Tindak pidana perbankan, baik yang murni merupakan tindak pidana perbankan maupun yang terkait dengan tindak pidana lainnya seperti tindak pidana korupsi (Tipikor) dan tindak pidana pencucian uang (TPPU) yang menggunakan bank sebagai sarana.
Tindakan tersebut tentunya dapat merugikan kepentingan berbagai pihak, baik bank itu sendiri selaku badan usaha, masyarakat sebagai nasabah penyimpan dan pengguna dana, sistem perbankan, otoritas perbankan, negara dan pemerintah, serta masyarakat luas.
Dari data statistik sejak tahun 1999 sampai dengan 2015, maka terdapat 808 kasus yang telah diinvestigasi yang terdiri dari 315 kasus di Bank Umum dan 493 kasus BPR dan BPRS.
Dilihat dari sebaran wilayah terjadinya dugaan tipibank tersebut, DKI Jakarta merupakan wilayah yang memiliki kasus terbanyak yaitu sebanyak 283 kasus, selanjutnya diikuti oleh Jawa Barat (121 kasus), Jawa Tengah (103 kasus) dan Jawa Timur (74 kasus).
Oleh karena itu, dalam rangka peningkatan pemahaman penanganan dugaan tindak pidana perbankan, telah diselenggarakan kegiatan sosialisasi Penanganan Dugaan Tindak Pidana Di Bidang Perbankan di Kantor OJK Malang pada tanggal 27-29 Oktober 2015.
Sosialisasi ini merupakan kegiatan keenam pada tahun 2015, sebelumnya kegiatan serupa telah diselenggarakan di Solo, Samarinda, Palembang, Manado dan Manokwari dengan mengundang aparat penegak hukum, yaitu Kepolisian, Kejaksaan dan Pengadilan setempat, serta industri perbankan.
Jumlah peserta yang telah mengikuti sosialisasi pada tahun 2015 dari penegak hukum adalah 230 orang dan industri perbankan sebanyak 544 orang.

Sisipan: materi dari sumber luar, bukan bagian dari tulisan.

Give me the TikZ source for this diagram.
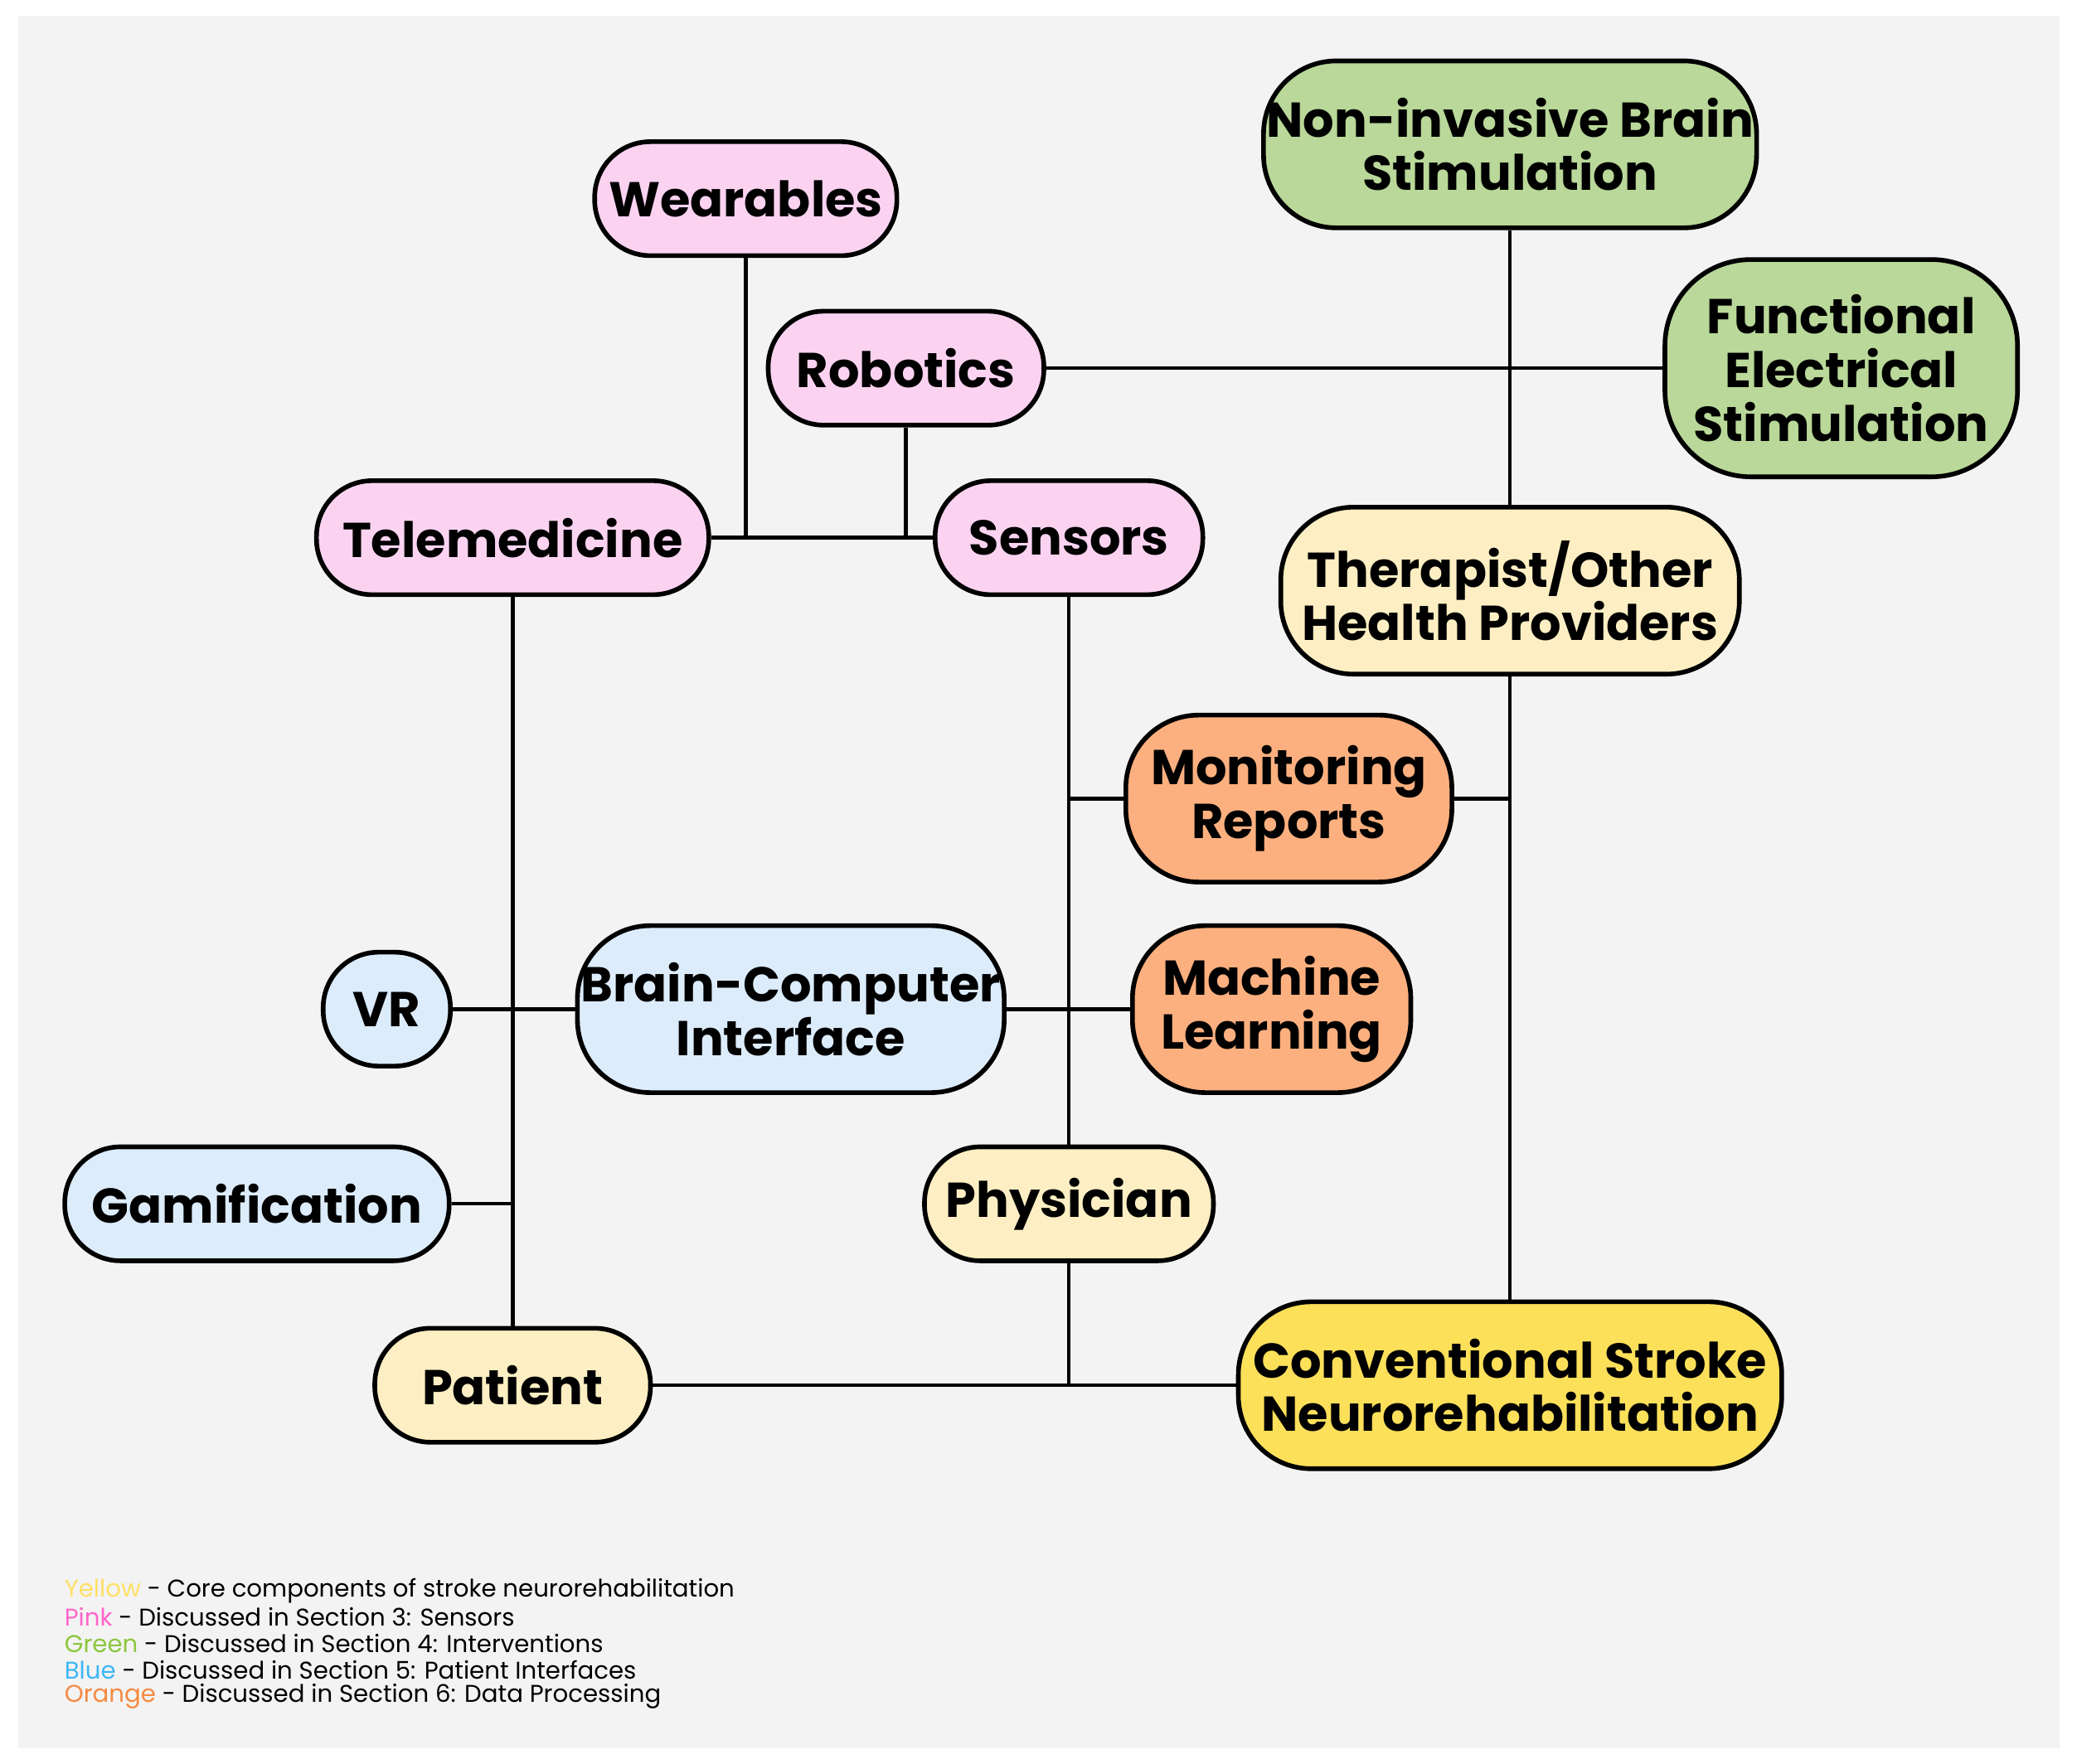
\documentclass[tikz,border=0pt]{standalone}
\usepackage{fontspec}
\setmainfont{Poppins}
\definecolor{bg}{HTML}{F3F3F3}
\definecolor{pk}{HTML}{FBD3F1}
\definecolor{gr}{HTML}{B9D899}
\definecolor{ly}{HTML}{FDEFC3}
\definecolor{og}{HTML}{FDB07F}
\definecolor{bl}{HTML}{DCECFB}
\definecolor{sy}{HTML}{FDE05A}
\definecolor{lyel}{HTML}{FFE066}
\definecolor{lpk}{HTML}{FF66CC}
\definecolor{lgr}{HTML}{8DC63F}
\definecolor{lbl}{HTML}{3DB7F5}
\definecolor{log}{HTML}{F58A42}
\begin{document}
\begin{tikzpicture}[x=0.01cm,y=-0.01cm,
  box/.style n args={3}{draw=black,line width=1pt,fill=#1,minimum width=#2 cm,minimum height=#3 cm,
     rounded corners=0.42cm,align=center,inner sep=0pt,font=\fontsize{10.5}{11.5}\selectfont\bfseries},
  ln/.style={line width=0.8pt},
  leg/.style={anchor=west,inner sep=0pt,font=\fontsize{5.2}{6}\selectfont}]
\useasboundingbox (0,0) rectangle (1568,1332);
\fill[bg] (14,12) rectangle (1555,1320);
% coordinates
\coordinate (jw) at (563,406);
\coordinate (jr) at (684,406);
\coordinate (jn) at (1140,278);
\coordinate (jm) at (1140,603);
\coordinate (jml) at (807,603);
\coordinate (jb) at (807,762);
\coordinate (jv) at (387,762);
\coordinate (jg) at (387,909);
\coordinate (jp) at (807,1046);
% nodes
\node[box={pk}{2.28}{0.86}] (wear) at (563,150) {Wearables};
\node[box={pk}{2.08}{0.86}] (rob) at (684,278) {Robotics};
\node[box={pk}{2.96}{0.86}] (tele) at (387,406) {Telemedicine};
\node[box={pk}{2.02}{0.86}] (sens) at (807,406) {Sensors};
\node[box={gr}{3.72}{1.26},rounded corners=0.55cm] (nibs) at (1140,109) {Non-invasive Brain\\Stimulation};
\node[box={gr}{2.66}{1.64},rounded corners=0.65cm] (fes) at (1390,278) {Functional\\Electrical\\Stimulation};
\node[box={ly}{3.46}{1.26},rounded corners=0.55cm] (ther) at (1140,446) {Therapist/Other\\Health Providers};
\node[box={og}{2.46}{1.26},rounded corners=0.55cm] (mon) at (973,603) {Monitoring\\Reports};
\node[box={og}{2.10}{1.26},rounded corners=0.55cm] (ml) at (960,762) {Machine\\Learning};
\node[box={bl}{3.22}{1.26},rounded corners=0.55cm] (bci) at (597,762) {Brain-Computer\\Interface};
\node[box={bl}{0.96}{0.86}] (vr) at (292,762) {VR};
\node[box={bl}{2.90}{0.86}] (gam) at (194,909) {Gamification};
\node[box={ly}{2.18}{0.86}] (phy) at (807,909) {Physician};
\node[box={ly}{2.08}{0.86}] (pat) at (387,1046) {Patient};
\node[box={sy}{4.10}{1.26},rounded corners=0.55cm] (csn) at (1140,1046) {Conventional Stroke\\Neurorehabilitation};
% connectors
\draw[ln] (tele) -- (sens);
\draw[ln] (wear) -- (jw);
\draw[ln] (rob) -- (jr);
\draw[ln] (rob) -- (fes);
\draw[ln] (nibs) -- (ther);
\draw[ln] (ther) -- (csn);
\draw[ln] (mon) -- (jm);
\draw[ln] (sens) -- (phy);
\draw[ln] (mon) -- (jml);
\draw[ln] (bci) -- (ml);
\draw[ln] (tele) -- (pat);
\draw[ln] (vr) -- (bci);
\draw[ln] (gam) -- (jg);
\draw[ln] (phy) -- (jp);
\draw[ln] (pat) -- (csn);
% legend
\node[leg] (l1) at (48,1201) {\textcolor{lyel}{Yellow} - Core components of stroke neurorehabilitation};
\node[leg] (l2) at (48,1221) {\textcolor{lpk}{Pink} - Discussed in Section 3: Sensors};
\node[leg] (l3) at (48,1241) {\textcolor{lgr}{Green} - Discussed in Section 4: Interventions};
\node[leg] (l4) at (48,1261) {\textcolor{lbl}{Blue} - Discussed in Section 5: Patient Interfaces};
\node[leg] (l5) at (48,1281) {\textcolor{log}{Orange} - Discussed in Section 6: Data Processing};
\end{tikzpicture}
\end{document}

Melalui sosialisasi ini diharapkan dapat menambah wawasan cara pandang mengenai tindak pidana perbankan dan pencegahannya, serta penyimpangan ketentuan perbankan yang berindikasi tindak pidana korupsi dan tindak pidana pencucian uang.
Selain itu, diharapkan juga para praktisi di industri perbankan dapat mengetahui konsekuensi hukum bagi pelaku tipibank sesuai dengan ketentuan yang berlaku, sehingga dapat menimbulkan efek jera sekaligus sebagai upaya preventif terhadap tindak pidana perbankan.